- Occupations: Author and associate professor
- Employer: University of Exeter
- Notable work: Young Romantics: The Shelleys, Byron and Other Tangled Lives (2010); Mr & Mrs Disraeli – A Strange Romance (2015)
- Awards: Rose Mary Crawshay Prize Somerset Maugham Award Philip Leverhulme Prize

= Daisy Hay =

Author and Associate Professor

Daisy Hay is Associate Professor in English Literature and Life Writing at the University of Exeter and an author of non-fiction. Hay was elected a Fellow of the Royal Society of Literature in 2018.

== Career ==
Hay's research interests are in late eighteenth- and early-to-mid nineteenth-century literature in Britain, focusing on the intersections of literature, history and politics.

She was a Bye-Fellow at Murray Edwards College, Cambridge, from 2006 to 2009, and the Alistair Horne Fellow at St Antony's College, Oxford, from 2009 to 2010.

In 2014, Hay was selected as one of the BBC Radio 3 and the Arts and Humanities Research Council New Generation Thinkers, a group of ten academics from eight universities chosen to turn their academic ideas into BBC radio and television programmes. Hay's broadcast proposal was on how Benjamin Disraeli changed politics, by using his private life in a public way to win votes, and was based on Hay's biography of Disraeli and his wife Mary Anne Disraeli.

== Awards ==
Hay was awarded the Rose Mary Crawshay Prize for literary scholarship by the British Academy, for her first book Young Romantics: The Shelleys, Byron and Other Tangled Lives, published in 2010. In 2012, she was awarded a fellowship at the Radcliffe Institute for Advanced Study at Harvard University.
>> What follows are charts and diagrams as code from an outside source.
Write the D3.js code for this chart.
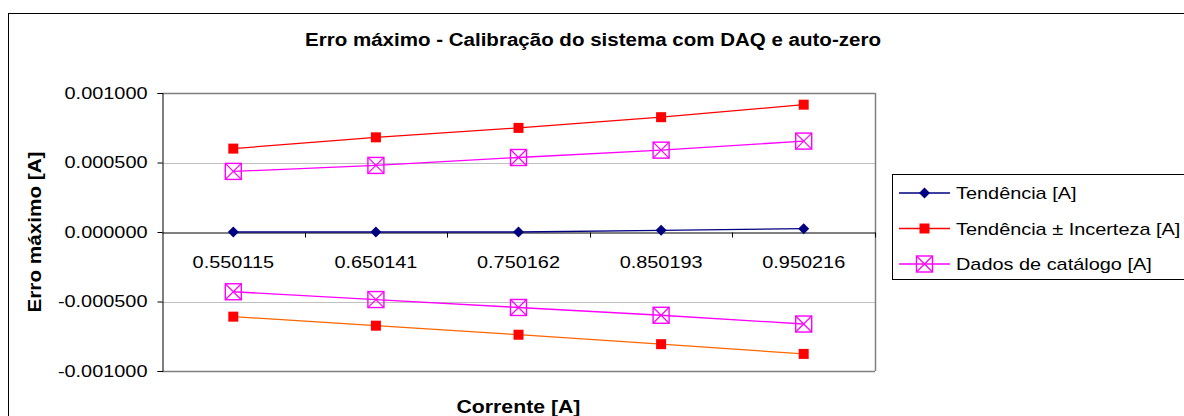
<!DOCTYPE html>
<html>
<head>
<meta charset="utf-8">
<script src="https://cdn.jsdelivr.net/npm/d3@7"></script>
<style>
  body { margin: 0; background: #fff; }
  svg { display: block; font-family: "Liberation Sans", Arial, sans-serif; }
</style>
</head>
<body>
<svg id="chart" width="1184" height="416"></svg>
<script>
const categories = ["0.550115", "0.650141", "0.750162", "0.850193", "0.950216"];
const yTicks = [-0.001, -0.0005, 0, 0.0005, 0.001];

const tendencia = [0, 0, 0, 0.000012, 0.000024];
const tendMaisIncerteza = [0.000600, 0.000681, 0.000749, 0.000826, 0.000916];
const tendMenosIncerteza = [-0.000609, -0.000674, -0.000739, -0.000807, -0.000877];
const catalogoSup = [0.000436, 0.000479, 0.000536, 0.000589, 0.000654];
const catalogoInf = [-0.000430, -0.000486, -0.000543, -0.000599, -0.000662];

const svg = d3.select("#chart");
const margin = { top: 93, right: 309, bottom: 45, left: 162 };
const width = 1184, height = 416;
const plotRight = width - margin.right;
const plotBottom = height - margin.bottom;

const fmt = d3.formatLocale({ decimal: ".", thousands: ",", grouping: [3], currency: ["", ""], minus: "-" }).format(".6f");

// the original text is a bit wider than Arial at its height
function stretch(sel, k) {
  sel.each(function () {
    const w = this.getComputedTextLength();
    d3.select(this).attr("textLength", w * k).attr("lengthAdjust", "spacingAndGlyphs");
  });
}

// outer chart border
svg.append("rect")
  .attr("x", 8.5).attr("y", 13.5)
  .attr("width", 1200).attr("height", 420)
  .attr("fill", "#fff").attr("stroke", "#000").attr("stroke-width", 1);

const x = d3.scaleBand()
  .domain(categories)
  .range([margin.left, plotRight])
  .padding(0);

const y = d3.scaleLinear()
  .domain([-0.001, 0.001])
  .range([plotBottom, margin.top]);

const cx = d => x(d) + x.bandwidth() / 2;

// grid lines
svg.append("g").selectAll("line")
  .data(yTicks.filter(v => v !== 0))
  .enter().append("line")
  .attr("x1", margin.left).attr("x2", plotRight)
  .attr("y1", d => Math.round(y(d)) + 0.5).attr("y2", d => Math.round(y(d)) + 0.5)
  .attr("stroke", d => Math.abs(d) === 0.001 ? "#808080" : "#c0c0c0")
  .attr("stroke-width", d => Math.abs(d) === 0.001 ? 1.5 : 1);

// right border of plot
svg.append("line")
  .attr("x1", plotRight + 0.5).attr("x2", plotRight + 0.5)
  .attr("y1", y(0.001)).attr("y2", y(-0.001))
  .attr("stroke", "#808080").attr("stroke-width", 1.5);

// y axis
const yAxis = svg.append("g")
  .attr("transform", `translate(${margin.left + 0.5},0)`)
  .call(d3.axisLeft(y).tickValues(yTicks).tickFormat(fmt).tickSize(5).tickPadding(10));
yAxis.select(".domain").attr("stroke", "#000");
yAxis.selectAll(".tick text")
  .style("font-size", "17px")
  .style("font-family", "Liberation Sans, Arial, sans-serif")
  .attr("fill", "#000")
  .call(stretch, 1.17);

// x axis through zero
const xAxis = svg.append("g")
  .attr("transform", `translate(0,${Math.round(y(0)) + 0.5})`)
  .call(d3.axisBottom(x).tickSize(0).tickPadding(23));
xAxis.select(".domain").attr("stroke", "#000");
xAxis.selectAll(".tick text")
  .style("font-size", "17px")
  .style("font-family", "Liberation Sans, Arial, sans-serif")
  .attr("fill", "#000")
  .call(stretch, 1.17);
xAxis.selectAll(".boundary")
  .data(categories)
  .enter().append("line")
  .attr("x1", d => Math.round(x(d) + x.bandwidth()) + 0.5)
  .attr("x2", d => Math.round(x(d) + x.bandwidth()) + 0.5)
  .attr("y1", 0).attr("y2", 5)
  .attr("stroke", "#000");

// series
const series = [
  { name: "tend", values: tendencia, line: "#000080", marker: "diamond", fill: "#000080" },
  { name: "sup", values: tendMaisIncerteza, line: "#ff0000", marker: "square", fill: "#ff0000" },
  { name: "inf", values: tendMenosIncerteza, line: "#ff6600", marker: "square", fill: "#ff0000" },
  { name: "catSup", values: catalogoSup, line: "#ff00ff", marker: "boxx", fill: "#ff00ff" },
  { name: "catInf", values: catalogoInf, line: "#ff00ff", marker: "boxx", fill: "#ff00ff" }
];

const line = d3.line()
  .x((d, i) => cx(categories[i]))
  .y(d => y(d));

function drawMarker(g, type, color, px, py) {
  if (type === "diamond") {
    g.append("path")
      .attr("d", `M${px},${py - 5.5}L${px + 5.5},${py}L${px},${py + 5.5}L${px - 5.5},${py}Z`)
      .attr("fill", color);
  } else if (type === "square") {
    g.append("rect")
      .attr("x", px - 5).attr("y", py - 5)
      .attr("width", 10).attr("height", 10)
      .attr("fill", color);
  } else {
    const s = 8;
    g.append("rect")
      .attr("x", px - s).attr("y", py - s)
      .attr("width", 2 * s).attr("height", 2 * s)
      .attr("fill", "none").attr("stroke", color).attr("stroke-width", 1.4);
    g.append("path")
      .attr("d", `M${px - s},${py - s}L${px + s},${py + s}M${px + s},${py - s}L${px - s},${py + s}`)
      .attr("stroke", color).attr("stroke-width", 1.2);
  }
}

series.forEach(s => {
  const g = svg.append("g");
  g.append("path")
    .datum(s.values)
    .attr("d", line)
    .attr("fill", "none")
    .attr("stroke", s.line)
    .attr("stroke-width", 1.3);
  s.values.forEach((v, i) => drawMarker(g, s.marker, s.fill, cx(categories[i]), y(v)));
});

// titles
svg.append("text")
  .attr("x", 593).attr("y", 46)
  .attr("text-anchor", "middle")
  .style("font-size", "18px").style("font-weight", "bold")
  .text("Erro máximo - Calibração do sistema com DAQ e auto-zero")
  .call(stretch, 1.14);

svg.append("text")
  .attr("transform", `translate(41,${(margin.top + plotBottom) / 2}) rotate(-90)`)
  .attr("text-anchor", "middle")
  .style("font-size", "18px").style("font-weight", "bold")
  .text("Erro máximo [A]")
  .call(stretch, 1.15);

svg.append("text")
  .attr("x", (margin.left + plotRight) / 2).attr("y", 413)
  .attr("text-anchor", "middle")
  .style("font-size", "18px").style("font-weight", "bold")
  .text("Corrente [A]")
  .call(stretch, 1.18);

// legend
const legendItems = [
  { label: "Tendência [A]", line: "#000080", marker: "diamond", fill: "#000080" },
  { label: "Tendência ± Incerteza [A]", line: "#ff0000", marker: "square", fill: "#ff0000" },
  { label: "Dados de catálogo [A]", line: "#ff00ff", marker: "boxx", fill: "#ff00ff" }
];
const legend = svg.append("g");
legend.append("rect")
  .attr("x", 892.5).attr("y", 174.5)
  .attr("width", 320).attr("height", 105)
  .attr("fill", "#fff").attr("stroke", "#000");
legendItems.forEach((d, i) => {
  const ly = 193 + i * 35.5;
  const g = legend.append("g");
  g.append("line")
    .attr("x1", 899).attr("x2", 950)
    .attr("y1", ly).attr("y2", ly)
    .attr("stroke", d.line).attr("stroke-width", 1.3);
  drawMarker(g, d.marker, d.fill, 924.5, ly);
  g.append("text")
    .attr("x", 956).attr("y", ly + 6)
    .style("font-size", "17px")
    .text(d.label)
    .call(stretch, 1.17);
});
</script>
</body>
</html>
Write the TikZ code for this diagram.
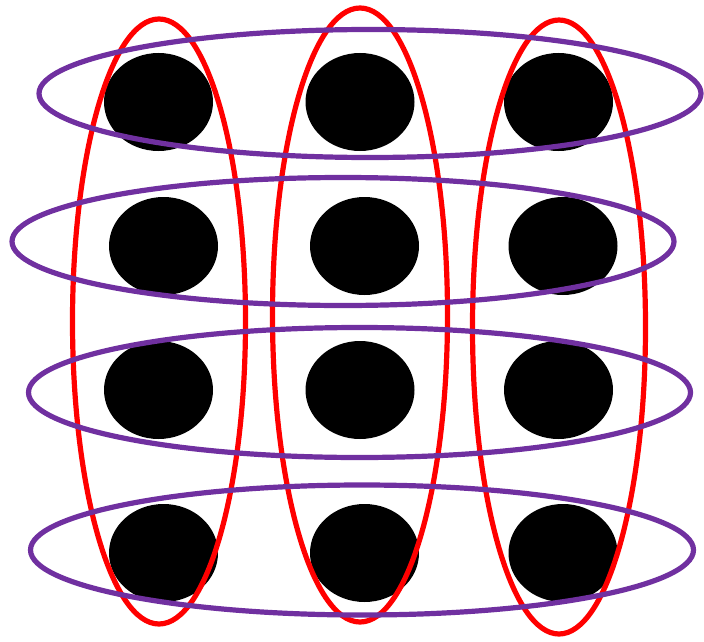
\documentclass[tikz,border=0pt]{standalone}
\definecolor{grpred}{HTML}{FF0000}
\definecolor{grppurple}{HTML}{7030A0}
\begin{document}
\begin{tikzpicture}[x=1pt,y=-1pt,
  dot/.style={fill=black},
  colring/.style={draw=grpred,line width=5.2pt},
  rowring/.style={draw=grppurple,line width=5.2pt}]
\useasboundingbox (0,0) rectangle (704,642);
% dots
\foreach \cx/\cy in {158.5/102,360/102,558.5/102,
                     163.5/246,364.5/246,563/246,
                     158.5/390,360/390,558.5/390,
                     163.5/553,364.5/553,563/553}
  \fill[dot] (\cx,\cy) ellipse [x radius=54.5, y radius=49];
% columns
\draw[colring] (159,321.5) ellipse [x radius=86.5, y radius=302.5];
\draw[colring] (360,315) ellipse [x radius=87.5, y radius=307];
\draw[colring] (559,327) ellipse [x radius=86.5, y radius=307];
% rows
\draw[rowring] (370,93.5) ellipse [x radius=331, y radius=64];
\draw[rowring] (343,241.5) ellipse [x radius=331, y radius=64];
\draw[rowring] (359.5,392.5) ellipse [x radius=331, y radius=65];
\draw[rowring] (362,550) ellipse [x radius=331.5, y radius=65];
\end{tikzpicture}
\end{document}
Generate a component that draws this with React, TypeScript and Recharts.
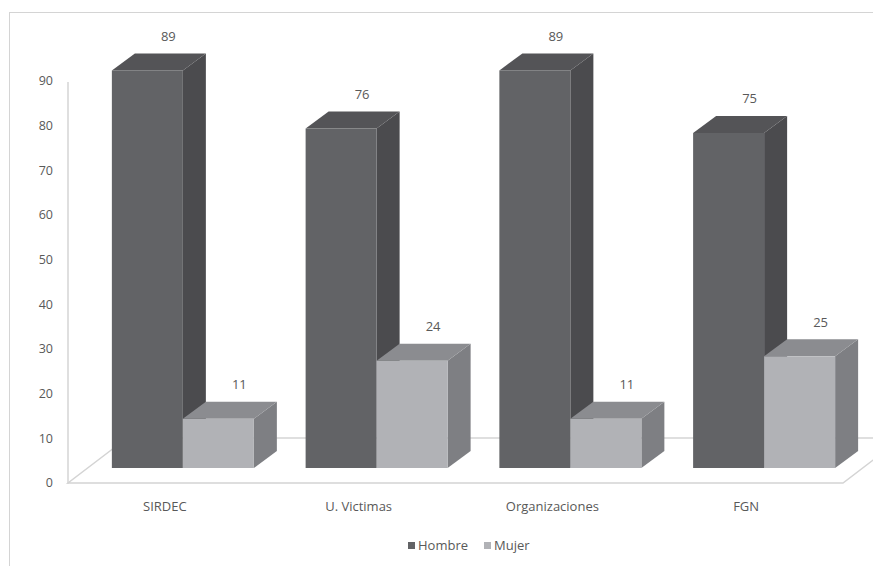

In 2016, Hay won the Somerset Maugham Award for her second book Mr & Mrs Disraeli – A Strange Romance, a biography of the politician Benjamin Disraeli and his wife Mary Anne Disraeli. In the same year, she received a Philip Leverhulme Prize, an award recognising researchers with outstanding and internationally recognised work. Hay used the award to write a research project examining the emergence of English Romanticism.

Hay was elected a Fellow of the Royal Society of Literature (FRSL) in 2018, as one of the RSL's "40 under 40" group of forty academics under the age of forty honoured for their achievements as younger writers.

== Publications ==
Hay is the author of four published non-fiction books. Her first book, Young Romantics: The Shelleys, Byron and Other Tangled Lives, was published in 2010 by Bloomsbury.

Hay's second book, Mr and Mrs Disraeli: A Strange Romance, published in 2015 by Chatto and Windus, draws on Mary Anne Disraeli's collection of letters from the Disraeli collection at Oxford's Bodleian Library, to trace the courtship and marriage of Mary Anne and her husband Benjamin Disraeli.

Hay's third book was published in September 2018, titled The Making of Mary Shelley’s Frankenstein.

Her fourth book was published in Fall 2022, titled Dinner with Joseph Johnson: Books and Friendship in a Revolutionary Age. It was published simultaneously in London by Chatto and Windus and in the United States by Princeton University Press.